§ SOURCE DATA:
## START
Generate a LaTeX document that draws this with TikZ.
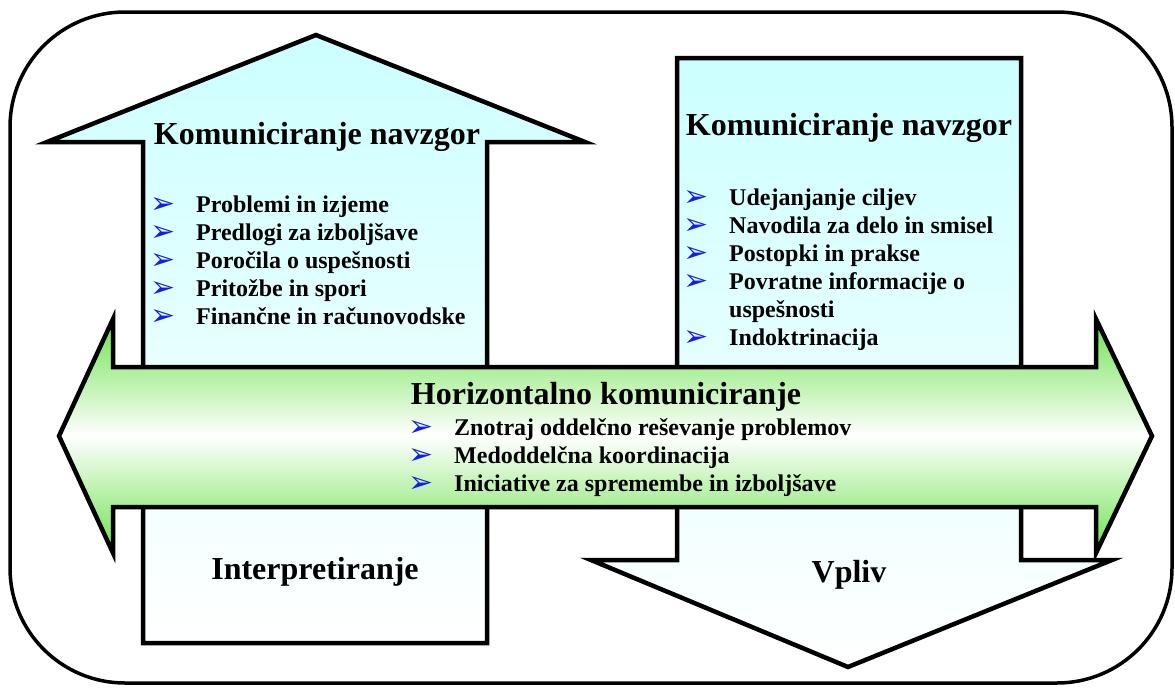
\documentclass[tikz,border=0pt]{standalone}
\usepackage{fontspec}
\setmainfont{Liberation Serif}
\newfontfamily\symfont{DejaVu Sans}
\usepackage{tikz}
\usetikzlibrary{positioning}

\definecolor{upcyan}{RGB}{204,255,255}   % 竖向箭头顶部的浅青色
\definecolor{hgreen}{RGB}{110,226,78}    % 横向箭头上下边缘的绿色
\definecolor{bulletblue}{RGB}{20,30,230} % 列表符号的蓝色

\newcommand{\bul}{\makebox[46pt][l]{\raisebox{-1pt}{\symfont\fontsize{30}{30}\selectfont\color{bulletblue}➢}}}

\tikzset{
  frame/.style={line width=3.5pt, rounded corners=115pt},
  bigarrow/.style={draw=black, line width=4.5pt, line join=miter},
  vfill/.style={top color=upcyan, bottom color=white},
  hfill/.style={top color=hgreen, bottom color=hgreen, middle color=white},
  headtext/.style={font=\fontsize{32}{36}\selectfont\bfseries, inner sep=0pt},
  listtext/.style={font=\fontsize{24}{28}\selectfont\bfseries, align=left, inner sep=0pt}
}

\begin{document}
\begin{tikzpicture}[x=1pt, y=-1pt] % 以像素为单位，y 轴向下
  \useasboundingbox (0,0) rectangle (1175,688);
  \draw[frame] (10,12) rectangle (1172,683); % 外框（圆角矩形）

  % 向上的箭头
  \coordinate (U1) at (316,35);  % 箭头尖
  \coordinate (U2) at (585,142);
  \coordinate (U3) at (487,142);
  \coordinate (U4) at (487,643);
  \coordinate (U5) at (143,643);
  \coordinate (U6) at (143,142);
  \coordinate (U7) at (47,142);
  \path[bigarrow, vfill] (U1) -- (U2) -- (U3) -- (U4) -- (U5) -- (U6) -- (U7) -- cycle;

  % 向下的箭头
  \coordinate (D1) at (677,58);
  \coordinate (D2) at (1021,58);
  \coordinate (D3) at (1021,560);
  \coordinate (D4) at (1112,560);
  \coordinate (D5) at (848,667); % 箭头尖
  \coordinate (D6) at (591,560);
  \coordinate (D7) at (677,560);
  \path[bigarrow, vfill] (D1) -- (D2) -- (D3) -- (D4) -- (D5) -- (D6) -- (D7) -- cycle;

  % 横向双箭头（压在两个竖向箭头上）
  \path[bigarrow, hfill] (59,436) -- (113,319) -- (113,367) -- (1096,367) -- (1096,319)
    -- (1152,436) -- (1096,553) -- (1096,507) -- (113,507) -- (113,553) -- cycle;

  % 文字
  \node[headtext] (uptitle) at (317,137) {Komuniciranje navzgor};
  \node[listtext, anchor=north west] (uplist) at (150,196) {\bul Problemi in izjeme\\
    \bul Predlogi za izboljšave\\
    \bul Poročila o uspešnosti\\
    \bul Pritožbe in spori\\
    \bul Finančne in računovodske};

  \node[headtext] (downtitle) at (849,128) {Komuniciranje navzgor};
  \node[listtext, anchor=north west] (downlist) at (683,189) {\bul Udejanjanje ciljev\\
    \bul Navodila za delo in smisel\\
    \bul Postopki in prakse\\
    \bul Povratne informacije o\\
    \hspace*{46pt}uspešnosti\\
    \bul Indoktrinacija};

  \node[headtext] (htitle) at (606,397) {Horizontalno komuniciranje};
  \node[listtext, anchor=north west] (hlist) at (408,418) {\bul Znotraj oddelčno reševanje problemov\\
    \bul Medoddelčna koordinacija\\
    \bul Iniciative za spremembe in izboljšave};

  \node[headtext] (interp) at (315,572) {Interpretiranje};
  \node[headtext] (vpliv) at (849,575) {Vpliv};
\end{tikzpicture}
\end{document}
## END
## START
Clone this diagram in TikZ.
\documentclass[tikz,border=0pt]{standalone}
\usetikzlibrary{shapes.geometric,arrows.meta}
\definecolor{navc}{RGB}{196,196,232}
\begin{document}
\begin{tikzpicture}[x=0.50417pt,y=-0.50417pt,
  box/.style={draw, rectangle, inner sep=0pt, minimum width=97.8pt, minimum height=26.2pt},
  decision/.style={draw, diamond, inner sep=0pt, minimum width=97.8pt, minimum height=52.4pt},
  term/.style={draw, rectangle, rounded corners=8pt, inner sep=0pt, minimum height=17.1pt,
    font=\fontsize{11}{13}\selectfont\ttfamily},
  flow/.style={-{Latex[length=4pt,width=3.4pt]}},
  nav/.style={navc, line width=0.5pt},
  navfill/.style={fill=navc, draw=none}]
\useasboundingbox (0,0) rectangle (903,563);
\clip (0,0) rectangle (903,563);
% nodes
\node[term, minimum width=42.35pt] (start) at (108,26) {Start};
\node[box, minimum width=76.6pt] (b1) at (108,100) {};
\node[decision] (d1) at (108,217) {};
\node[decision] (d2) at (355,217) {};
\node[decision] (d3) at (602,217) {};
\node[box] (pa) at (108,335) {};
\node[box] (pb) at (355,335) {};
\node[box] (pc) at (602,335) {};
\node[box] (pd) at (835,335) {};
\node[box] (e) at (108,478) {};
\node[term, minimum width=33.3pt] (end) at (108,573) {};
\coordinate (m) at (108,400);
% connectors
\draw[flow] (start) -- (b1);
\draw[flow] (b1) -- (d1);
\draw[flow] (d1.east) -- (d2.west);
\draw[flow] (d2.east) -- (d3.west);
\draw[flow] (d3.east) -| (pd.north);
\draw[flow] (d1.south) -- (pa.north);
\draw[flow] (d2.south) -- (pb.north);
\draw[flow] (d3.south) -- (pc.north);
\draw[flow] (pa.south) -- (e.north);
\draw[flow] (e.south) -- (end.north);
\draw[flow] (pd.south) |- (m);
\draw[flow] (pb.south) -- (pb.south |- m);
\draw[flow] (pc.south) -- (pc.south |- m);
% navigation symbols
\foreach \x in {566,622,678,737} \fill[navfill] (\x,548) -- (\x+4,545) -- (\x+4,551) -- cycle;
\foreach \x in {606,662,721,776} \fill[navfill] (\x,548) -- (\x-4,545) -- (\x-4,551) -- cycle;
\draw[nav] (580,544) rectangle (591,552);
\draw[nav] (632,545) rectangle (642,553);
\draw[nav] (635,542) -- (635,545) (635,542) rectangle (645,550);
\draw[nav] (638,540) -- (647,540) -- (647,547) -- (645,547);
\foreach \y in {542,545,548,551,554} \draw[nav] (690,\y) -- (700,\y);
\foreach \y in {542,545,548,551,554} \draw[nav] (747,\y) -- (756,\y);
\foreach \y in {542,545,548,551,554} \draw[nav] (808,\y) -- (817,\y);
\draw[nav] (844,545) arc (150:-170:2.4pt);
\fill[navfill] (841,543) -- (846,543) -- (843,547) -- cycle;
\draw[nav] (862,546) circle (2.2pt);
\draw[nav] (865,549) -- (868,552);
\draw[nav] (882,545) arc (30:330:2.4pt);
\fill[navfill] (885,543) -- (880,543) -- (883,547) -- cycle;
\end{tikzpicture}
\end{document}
## END
## START
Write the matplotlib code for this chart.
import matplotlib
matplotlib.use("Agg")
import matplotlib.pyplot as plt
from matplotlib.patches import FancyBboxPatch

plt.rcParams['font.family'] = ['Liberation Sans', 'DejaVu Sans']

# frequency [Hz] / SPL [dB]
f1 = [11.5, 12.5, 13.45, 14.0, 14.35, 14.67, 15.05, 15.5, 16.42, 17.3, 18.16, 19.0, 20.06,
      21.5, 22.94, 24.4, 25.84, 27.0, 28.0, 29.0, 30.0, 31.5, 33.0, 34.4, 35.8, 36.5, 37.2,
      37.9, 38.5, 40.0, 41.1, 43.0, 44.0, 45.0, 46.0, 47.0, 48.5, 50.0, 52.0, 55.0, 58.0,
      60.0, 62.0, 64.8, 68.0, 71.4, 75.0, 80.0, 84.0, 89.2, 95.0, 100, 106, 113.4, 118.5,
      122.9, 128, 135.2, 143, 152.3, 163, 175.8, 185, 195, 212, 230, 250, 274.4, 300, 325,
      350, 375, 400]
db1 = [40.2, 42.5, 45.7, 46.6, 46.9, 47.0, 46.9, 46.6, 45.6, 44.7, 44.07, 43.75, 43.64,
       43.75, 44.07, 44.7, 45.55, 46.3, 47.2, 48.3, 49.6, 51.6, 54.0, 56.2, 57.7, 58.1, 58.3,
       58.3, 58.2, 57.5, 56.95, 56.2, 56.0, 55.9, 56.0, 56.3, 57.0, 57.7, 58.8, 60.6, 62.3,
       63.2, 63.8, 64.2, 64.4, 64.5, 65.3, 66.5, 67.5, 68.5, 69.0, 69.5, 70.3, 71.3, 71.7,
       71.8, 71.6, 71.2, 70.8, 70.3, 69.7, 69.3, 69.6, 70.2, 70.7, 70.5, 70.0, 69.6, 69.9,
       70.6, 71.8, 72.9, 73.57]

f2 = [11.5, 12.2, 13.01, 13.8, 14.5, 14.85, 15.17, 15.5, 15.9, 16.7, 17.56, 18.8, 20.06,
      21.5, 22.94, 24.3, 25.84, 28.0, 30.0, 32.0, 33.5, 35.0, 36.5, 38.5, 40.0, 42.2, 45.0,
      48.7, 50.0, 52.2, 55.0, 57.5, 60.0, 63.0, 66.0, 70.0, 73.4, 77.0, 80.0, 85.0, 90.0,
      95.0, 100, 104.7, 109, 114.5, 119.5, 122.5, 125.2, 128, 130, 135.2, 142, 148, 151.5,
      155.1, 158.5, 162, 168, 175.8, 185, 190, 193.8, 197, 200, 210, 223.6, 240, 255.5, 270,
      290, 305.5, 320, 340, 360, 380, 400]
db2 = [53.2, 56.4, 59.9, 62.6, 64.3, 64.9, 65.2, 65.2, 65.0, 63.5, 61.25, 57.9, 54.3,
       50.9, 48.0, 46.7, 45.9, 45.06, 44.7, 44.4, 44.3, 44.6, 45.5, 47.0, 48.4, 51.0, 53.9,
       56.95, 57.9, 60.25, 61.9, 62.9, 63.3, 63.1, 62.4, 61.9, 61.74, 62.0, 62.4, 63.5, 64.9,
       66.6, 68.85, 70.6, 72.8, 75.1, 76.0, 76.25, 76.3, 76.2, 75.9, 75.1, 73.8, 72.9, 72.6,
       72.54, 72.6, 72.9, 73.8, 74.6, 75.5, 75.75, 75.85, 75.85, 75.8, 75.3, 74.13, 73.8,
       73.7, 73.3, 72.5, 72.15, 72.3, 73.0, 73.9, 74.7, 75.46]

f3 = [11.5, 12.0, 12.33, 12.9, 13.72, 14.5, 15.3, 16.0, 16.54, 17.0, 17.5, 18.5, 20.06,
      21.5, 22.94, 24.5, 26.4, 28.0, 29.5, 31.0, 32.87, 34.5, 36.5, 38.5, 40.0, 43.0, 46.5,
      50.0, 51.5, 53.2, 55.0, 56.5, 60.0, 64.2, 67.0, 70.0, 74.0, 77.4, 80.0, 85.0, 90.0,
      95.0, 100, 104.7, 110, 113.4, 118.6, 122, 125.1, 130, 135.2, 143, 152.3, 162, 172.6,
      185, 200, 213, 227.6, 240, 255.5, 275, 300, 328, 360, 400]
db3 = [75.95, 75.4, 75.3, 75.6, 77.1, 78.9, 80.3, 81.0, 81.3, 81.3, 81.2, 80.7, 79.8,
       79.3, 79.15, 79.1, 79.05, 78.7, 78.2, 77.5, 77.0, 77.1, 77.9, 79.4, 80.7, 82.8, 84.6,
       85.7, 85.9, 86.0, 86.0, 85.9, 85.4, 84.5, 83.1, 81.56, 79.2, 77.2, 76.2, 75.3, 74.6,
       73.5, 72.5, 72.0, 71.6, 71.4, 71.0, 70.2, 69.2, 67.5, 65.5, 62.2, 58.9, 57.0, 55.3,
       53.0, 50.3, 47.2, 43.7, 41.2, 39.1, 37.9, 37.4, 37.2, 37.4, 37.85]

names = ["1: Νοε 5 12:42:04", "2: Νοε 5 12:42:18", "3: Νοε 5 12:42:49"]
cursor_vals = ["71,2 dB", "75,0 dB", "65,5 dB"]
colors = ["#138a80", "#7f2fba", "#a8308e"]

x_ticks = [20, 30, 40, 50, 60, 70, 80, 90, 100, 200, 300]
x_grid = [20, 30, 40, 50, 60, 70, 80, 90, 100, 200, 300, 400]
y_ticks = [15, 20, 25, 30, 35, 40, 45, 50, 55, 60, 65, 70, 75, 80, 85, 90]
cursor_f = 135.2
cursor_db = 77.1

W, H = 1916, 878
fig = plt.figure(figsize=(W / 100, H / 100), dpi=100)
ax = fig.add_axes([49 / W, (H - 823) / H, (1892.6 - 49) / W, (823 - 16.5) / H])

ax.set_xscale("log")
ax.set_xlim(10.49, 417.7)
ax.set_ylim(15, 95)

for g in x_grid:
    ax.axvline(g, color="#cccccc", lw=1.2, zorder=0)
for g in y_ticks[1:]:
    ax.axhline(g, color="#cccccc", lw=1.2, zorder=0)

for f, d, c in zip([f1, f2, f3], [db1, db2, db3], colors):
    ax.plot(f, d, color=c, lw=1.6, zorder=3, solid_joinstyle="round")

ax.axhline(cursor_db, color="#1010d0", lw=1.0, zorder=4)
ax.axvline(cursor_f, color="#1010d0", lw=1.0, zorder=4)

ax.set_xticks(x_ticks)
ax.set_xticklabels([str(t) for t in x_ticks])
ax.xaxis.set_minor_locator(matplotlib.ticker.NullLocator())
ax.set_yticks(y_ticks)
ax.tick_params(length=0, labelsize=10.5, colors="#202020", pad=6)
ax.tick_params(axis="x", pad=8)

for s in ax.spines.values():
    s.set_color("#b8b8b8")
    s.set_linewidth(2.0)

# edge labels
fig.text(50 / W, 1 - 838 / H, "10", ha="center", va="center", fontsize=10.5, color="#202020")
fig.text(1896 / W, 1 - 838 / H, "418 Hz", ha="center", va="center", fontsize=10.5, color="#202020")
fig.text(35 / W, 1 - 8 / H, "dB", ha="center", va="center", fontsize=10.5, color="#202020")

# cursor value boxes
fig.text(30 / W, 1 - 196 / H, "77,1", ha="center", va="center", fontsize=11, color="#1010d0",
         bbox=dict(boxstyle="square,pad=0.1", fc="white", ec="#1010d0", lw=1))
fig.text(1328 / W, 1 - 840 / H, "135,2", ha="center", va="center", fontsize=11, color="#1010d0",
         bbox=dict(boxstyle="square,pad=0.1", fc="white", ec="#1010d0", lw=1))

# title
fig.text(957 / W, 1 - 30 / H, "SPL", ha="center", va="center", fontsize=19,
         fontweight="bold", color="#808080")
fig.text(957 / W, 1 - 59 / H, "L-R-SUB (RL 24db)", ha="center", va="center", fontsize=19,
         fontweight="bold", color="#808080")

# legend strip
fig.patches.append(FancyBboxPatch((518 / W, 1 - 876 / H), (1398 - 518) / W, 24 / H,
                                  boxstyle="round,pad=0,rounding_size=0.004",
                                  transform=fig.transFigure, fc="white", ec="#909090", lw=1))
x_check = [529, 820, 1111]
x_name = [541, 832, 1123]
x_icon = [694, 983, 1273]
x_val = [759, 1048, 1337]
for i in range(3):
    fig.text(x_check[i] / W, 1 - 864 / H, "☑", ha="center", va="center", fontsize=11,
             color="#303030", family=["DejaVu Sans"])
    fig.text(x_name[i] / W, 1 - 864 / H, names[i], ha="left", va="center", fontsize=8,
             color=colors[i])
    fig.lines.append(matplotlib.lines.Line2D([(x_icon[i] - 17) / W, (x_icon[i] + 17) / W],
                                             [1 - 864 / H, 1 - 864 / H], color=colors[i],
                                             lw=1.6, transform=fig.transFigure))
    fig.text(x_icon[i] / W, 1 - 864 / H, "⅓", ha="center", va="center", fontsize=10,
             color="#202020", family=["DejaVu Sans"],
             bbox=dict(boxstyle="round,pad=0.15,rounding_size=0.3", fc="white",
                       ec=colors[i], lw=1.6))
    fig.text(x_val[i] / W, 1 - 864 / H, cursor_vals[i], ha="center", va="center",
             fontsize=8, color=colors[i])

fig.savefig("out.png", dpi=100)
## END
§ REQUIREMENT:
Return exactly the lines from the one with "Generate a LaTeX" to the one with "(U7) -- cycle;", both ends kept, and only those. Images are left out.

§ TASK SOLUTION:
Generate a LaTeX document that draws this with TikZ.
\documentclass[tikz,border=0pt]{standalone}
\usepackage{fontspec}
\setmainfont{Liberation Serif}
\newfontfamily\symfont{DejaVu Sans}
\usepackage{tikz}
\usetikzlibrary{positioning}

\definecolor{upcyan}{RGB}{204,255,255}   % 竖向箭头顶部的浅青色
\definecolor{hgreen}{RGB}{110,226,78}    % 横向箭头上下边缘的绿色
\definecolor{bulletblue}{RGB}{20,30,230} % 列表符号的蓝色

\newcommand{\bul}{\makebox[46pt][l]{\raisebox{-1pt}{\symfont\fontsize{30}{30}\selectfont\color{bulletblue}➢}}}

\tikzset{
  frame/.style={line width=3.5pt, rounded corners=115pt},
  bigarrow/.style={draw=black, line width=4.5pt, line join=miter},
  vfill/.style={top color=upcyan, bottom color=white},
  hfill/.style={top color=hgreen, bottom color=hgreen, middle color=white},
  headtext/.style={font=\fontsize{32}{36}\selectfont\bfseries, inner sep=0pt},
  listtext/.style={font=\fontsize{24}{28}\selectfont\bfseries, align=left, inner sep=0pt}
}

\begin{document}
\begin{tikzpicture}[x=1pt, y=-1pt] % 以像素为单位，y 轴向下
  \useasboundingbox (0,0) rectangle (1175,688);
  \draw[frame] (10,12) rectangle (1172,683); % 外框（圆角矩形）

  % 向上的箭头
  \coordinate (U1) at (316,35);  % 箭头尖
  \coordinate (U2) at (585,142);
  \coordinate (U3) at (487,142);
  \coordinate (U4) at (487,643);
  \coordinate (U5) at (143,643);
  \coordinate (U6) at (143,142);
  \coordinate (U7) at (47,142);
  \path[bigarrow, vfill] (U1) -- (U2) -- (U3) -- (U4) -- (U5) -- (U6) -- (U7) -- cycle;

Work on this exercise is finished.